D’un engagement à un autre
En dehors de ses activités professionnelles, Mireille Normande Sonongbé est une grande passionnée de culture. Le projet « Sauvons nos panégyriques » qu’elle a initié depuis deux ans se propose d’aider chaque famille béninoise à retrouver, à reconnaître et à valoriser son panégyrique.
« La première action phare de ce projet a été d’amener les populations à prendre conscience de l’importance de ce pan de notre patrimoine. Beaucoup n’y ont pas cru au départ mais avec le temps, ils ont compris combien fiers on peut être de se faire appeler « Aziman », « Sadonou »,
« Agli », « Houègbonou », « Djèto »,
etc. », se réjouit-elle. Pour le moment, le creuset qu’elle dirige, focalise ses actions sur des campagnes de proximité avec les géniteurs comme cœur de cible. Cette passionnée des panégyriques explique aisément ce choix stratégique. « On ne s’en rend pas toujours compte mais dans la génération d’avant nous, il y a également beaucoup de parents qui ignorent non seulement leur panégyrique mais aussi l’importance que cela revêt pour la famille. Dans ces conditions on ne peut rien espérer de bon pour les générations à venir », souligne-t-elle.
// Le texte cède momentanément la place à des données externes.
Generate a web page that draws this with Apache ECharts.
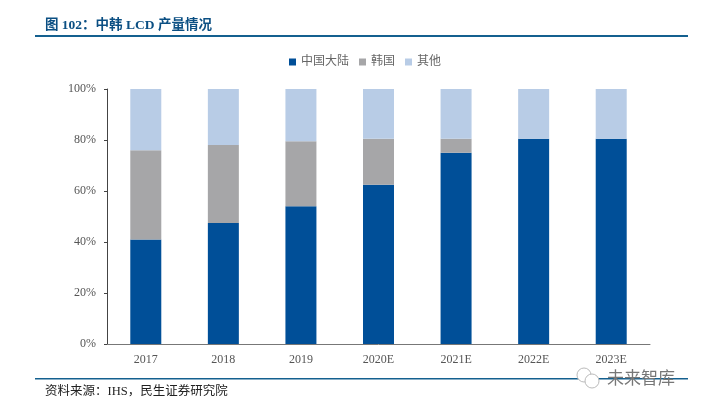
<!DOCTYPE html>
<html>
<head>
<meta charset="utf-8">
<style>
html,body{margin:0;padding:0;background:#fff;}
#chart{width:707px;height:410px;}
</style>
<script src="https://cdn.jsdelivr.net/npm/echarts@6/dist/echarts.min.js"></script>
</head>
<body>
<div id="chart"></div>
<script>
var categories = ['2017', '2018', '2019', '2020E', '2021E', '2022E', '2023E'];
var seriesNames = ['中国大陆', '韩国', '其他'];
var mainland = [41, 47.5, 54, 62.5, 75, 80.5, 80.5];
var korea = [35, 30.5, 25.5, 18, 5.5, 0, 0];
var others = [24, 22, 20.5, 19.5, 19.5, 19.5, 19.5];
var yTicks = [0, 20, 40, 60, 80, 100];

var fontStack = '"Liberation Serif","Noto Sans CJK SC",serif';
var myChart = echarts.init(document.getElementById('chart'), null, {renderer: 'canvas'});

function bar(name, data, color) {
    return {
        name: name,
        type: 'bar',
        stack: 'total',
        barWidth: 31,
        data: data,
        itemStyle: {color: color},
        emphasis: {disabled: true}
    };
}

var option = {
    animation: false,
    backgroundColor: '#fff',
    grid: {left: 107, right: 57, top: 89, bottom: 66, containLabel: false},
    legend: {
        top: 51,
        left: 284,
        itemWidth: 7,
        itemHeight: 7,
        itemGap: 10,
        icon: 'rect',
        textStyle: {color: '#666', fontSize: 12, fontFamily: fontStack},
        data: seriesNames
    },
    xAxis: {
        type: 'category',
        data: categories,
        axisTick: {show: false},
        axisLine: {lineStyle: {color: '#777', width: 1}},
        axisLabel: {color: '#555', fontSize: 12, fontFamily: fontStack, margin: 10}
    },
    yAxis: {
        type: 'value',
        min: 0,
        max: yTicks[yTicks.length - 1],
        interval: 20,
        splitLine: {show: false},
        axisLine: {show: true, lineStyle: {color: '#444', width: 1}},
        axisTick: {show: true, inside: false, length: 3, lineStyle: {color: '#444'}},
        axisLabel: {
            color: '#555', fontSize: 12, fontFamily: fontStack, margin: 11,
            formatter: '{value}%'
        }
    },
    series: [
        bar(seriesNames[0], mainland, '#004f98'),
        bar(seriesNames[1], korea, '#a6a6a8'),
        bar(seriesNames[2], others, '#b8cce6')
    ],
    graphic: [
        {type: 'text', left: 45, top: 19, style: {text: '图 102：中韩 LCD 产量情况', fill: '#0b4f83', font: 'bold 13.5px ' + fontStack}},
        {type: 'rect', shape: {x: 35, y: 35, width: 653, height: 2}, style: {fill: '#14608f'}},
        {type: 'rect', shape: {x: 35, y: 378, width: 653, height: 1.5}, style: {fill: '#14608f'}},
        {type: 'text', left: 45, top: 385, style: {text: '资料来源：IHS，民生证券研究院', fill: '#222', font: '12.5px ' + fontStack}},
        // 水印
        {type: 'circle', shape: {cx: 584, cy: 375, r: 7}, style: {fill: '#fff', stroke: '#bbb', lineWidth: 1}},
        {type: 'circle', shape: {cx: 592, cy: 381, r: 7}, style: {fill: '#fff', stroke: '#bbb', lineWidth: 1}},
        {type: 'text', left: 607, top: 369, style: {text: '未来智库', fill: '#777', font: '17px "Noto Sans CJK SC"'}}
    ]
};
myChart.setOption(option);
</script>
</body>
</html>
Mais les actions n’excluent pas pour autant les jeunes. Des activités sont organisées en milieu scolaire pour permettre aux plus jeunes d’emprunter la bonne piste en s’alliant aux panégyriques.
« Nous lancerons sous peu le projet « L’école du panégyrique »
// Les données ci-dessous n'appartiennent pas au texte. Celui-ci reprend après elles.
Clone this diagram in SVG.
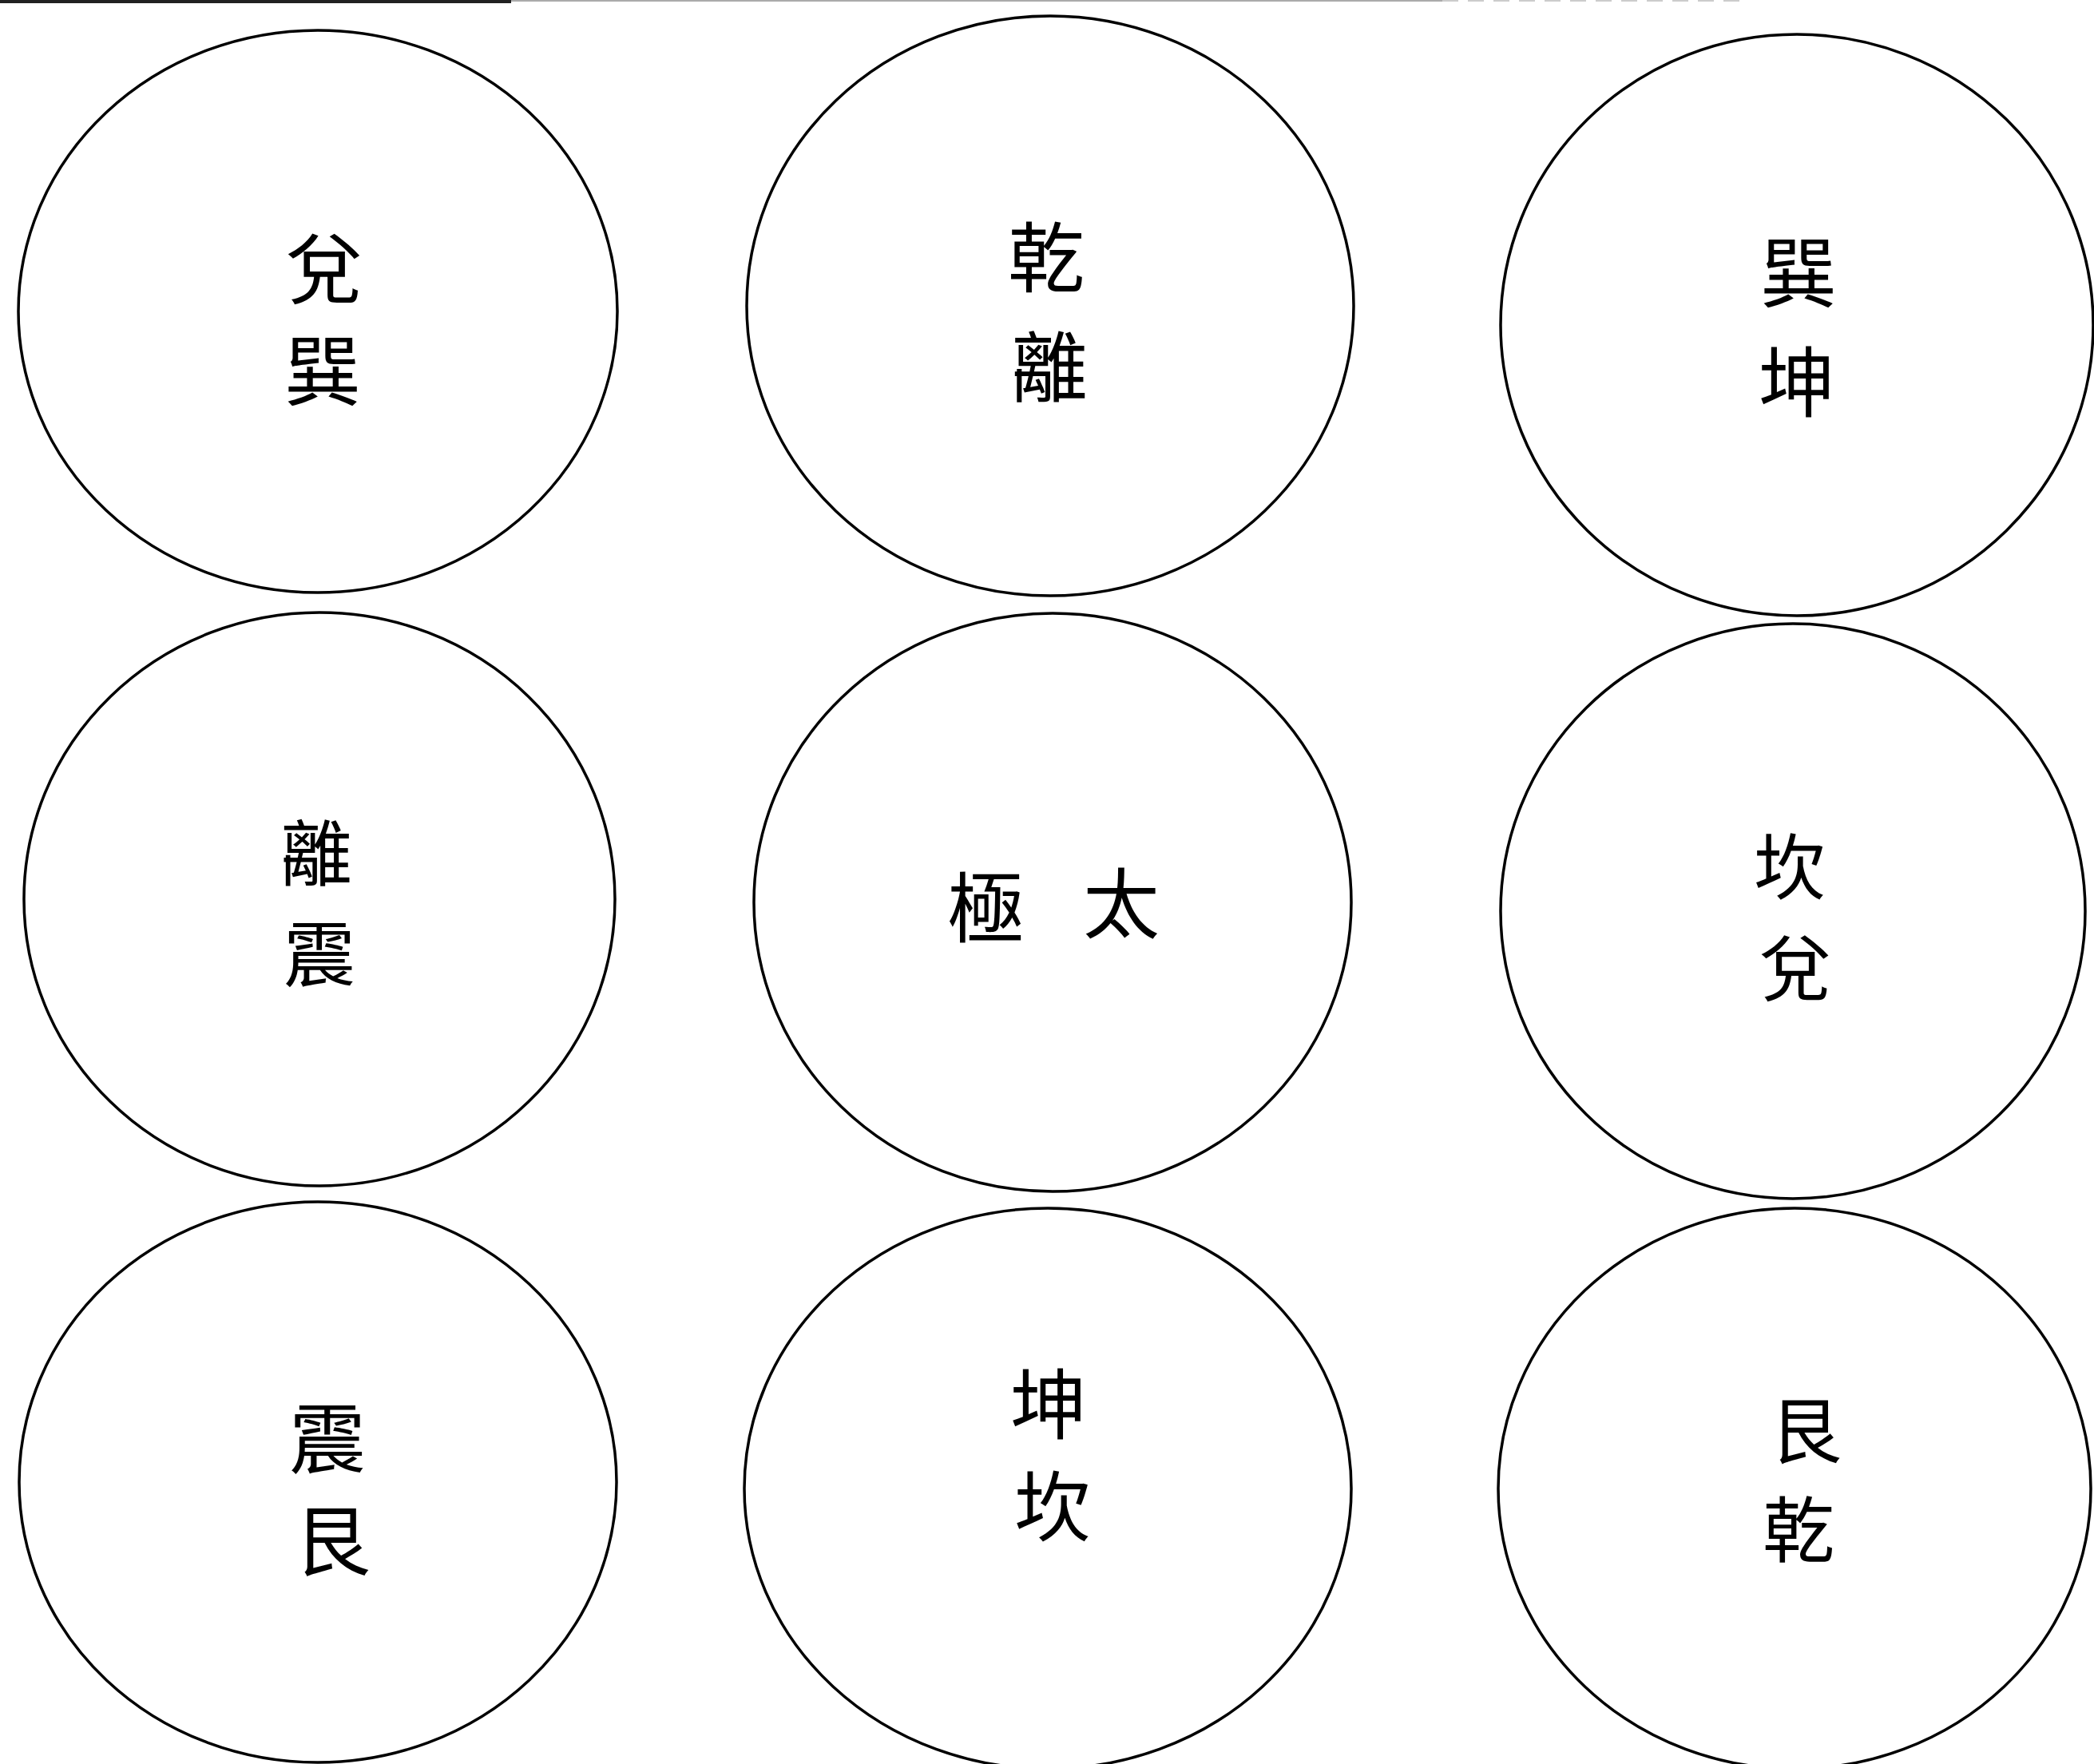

avec des clubs dans les écoles, lycées et collèges. Ce qui demande des moyens plus importants », annonce Mireille Sonongbé très optimiste par rapport à l’aboutissement de ses chantiers, surtout que ses actions ont déjà impacté une centaine de familles. Mais l’amoureuse des panégyriques garde sa détermination ferme. « Tant que toutes les familles de notre pays n’auront relevé le challenge de l’apprentissage et de la maitrise des panégyriques, tant que de génération en génération, on ne sera pas en mesure de transmettre ce savoir de père en fils, de mère en fille, des arrières grands-parents aux petits-enfants, on ne peut logiquement faire aucun bilan », clame-t-elle.